I’m still absorbing it. On the surface, country music now has transformed from what it was fifteen years ago, thirty years ago, going back to Johnny Cash, Loretta Lynn and artists like that. Part of my affinity for country music these days is because I’ve been listening to underground music my entire life. To thoroughly enjoy something that’s on the radio and easily accessible is an enormous breath of fresh air for me. It’s also common ground throughout the entire country. There are people that listen to it everywhere. I’m just embracing that for what it is.

I was headed down to meet a buddy of mine, to do an open mic, in Narragansett, Rhode Island. Long story short, he couldn’t make it, so I ended up going down there by myself. It was to be with the other guy, Dustin Snyder, in Heartland Radio who does a lot of the singing. We used to do duel acoustic country stuff a few years ago but we haven’t had the chance to get together since PTF blew up.

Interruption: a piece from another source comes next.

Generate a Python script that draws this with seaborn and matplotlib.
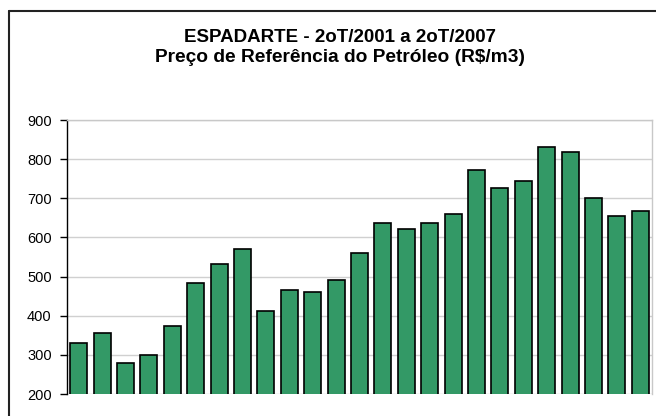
import matplotlib
matplotlib.use("Agg")
import matplotlib.pyplot as plt
from matplotlib.lines import Line2D
import seaborn as sns
import pandas as pd

periods = [f"P{i+1}" for i in range(25)]
values = [330, 356, 280, 300, 373, 483, 533, 571, 411, 465, 461, 491, 559,
          638, 622, 638, 659, 773, 727, 744, 832, 819, 702, 655, 668]
yticks = [200, 300, 400, 500, 600, 700, 800, 900]
title_lines = ["ESPADARTE - 2oT/2001 a 2oT/2007",
               "Preço de Referência do Petróleo (R$/m3)"]

sns.set_theme(style="white")
plt.rcParams['font.family'] = ['Liberation Sans', 'DejaVu Sans']

df = pd.DataFrame({"periodo": periods, "preco": values})

fig = plt.figure(figsize=(6.56, 4.16), dpi=100)
ax = fig.add_axes([67/656, 1-394/416, (652-67)/656, (394-120)/416])

sns.barplot(data=df, x="periodo", y="preco", color="#339966", saturation=1,
            width=0.73, edgecolor="black", linewidth=1.2, ax=ax, zorder=3)

ax.set_ylim(200, 900)
ax.set_xlim(-0.5, len(values) - 0.5)
ax.set_yticks(yticks)
ax.set_yticklabels([str(t) for t in yticks], fontsize=10.5, color="black")
ax.set_xticks([])
ax.set_xlabel("")
ax.set_ylabel("")
ax.yaxis.grid(True, color="#d0d0d0", linewidth=1, zorder=0)
ax.set_axisbelow(True)
ax.tick_params(axis="y", left=True, length=5, width=1, color="black", pad=6)

for s in ["top", "right"]:
    ax.spines[s].set_color("#c8c8c8")
    ax.spines[s].set_linewidth(1)
ax.spines["left"].set_color("black")
ax.spines["left"].set_linewidth(1)
ax.spines["bottom"].set_visible(False)

fig.text(340/656, 1-37/416, title_lines[0], ha="center", va="center",
         fontsize=13.5, fontweight="bold", color="black")
fig.text(340/656, 1-58/416, title_lines[1], ha="center", va="center",
         fontsize=13.8, fontweight="bold", color="black")

# outer frame (left and top edges visible)
fig.add_artist(Line2D([9/656, 9/656], [0, 1-11/416], transform=fig.transFigure,
                      color="#222222", linewidth=1.5))
fig.add_artist(Line2D([9/656, 1], [1-11/416, 1-11/416], transform=fig.transFigure,
                      color="#222222", linewidth=1.5))

fig.savefig("out.png", dpi=100)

So I head down there by myself to go do this gig and I walk in the door and decided that, from the minute I walked in, I wasn’t going to be Dave from PTF. I was going to be [spoken in southern drawl] “DB from Mobile, Alabama.” I never in my whole life have stayed in character so long. I did my thirty minutes filled with “hey, y’alls” and “how ya doin’s.”

Playing country music helps me step into a new character. I can be free and live a whole different life for a little while. It’s just fun and that’s why I’m doing this and playing country music, because it’s fun. I hope that people who were like me and turn the radio away from country music, would just give it a shot, and not just that one song that you hear. Listen to it for a day and see if you can find something. I guarantee you will find something in there that you like.

L4LM: What do you have on your schedule for your country gigs? Where can fans get a taste of this other side of you?

I will be playing at the Bull Mansion, in Worcester, MA, every Tuesday night, starting on March 14th. I will be at Medusa Brewing Company in Hudson, MA on March 18th. On Saturday, March 25th, I will be joined by Dustin Snyder for a double acoustic show at The Pier in Narragansett, Rhode Island.

I’m really only starting to scratch the surface on this part of my career. In 2017, I want to play more than I ever have. I will spend a lot more of my time between shows with PTF doing this. PTF has a lot of June off, so I am trying to set up a big month of country music for then. It’s going to be a growing year, as I need to set up new relationships with clubs and people and try to get the snowball rolling so that by next year it’s just running itself. It’s a whole hell of a lot of fun.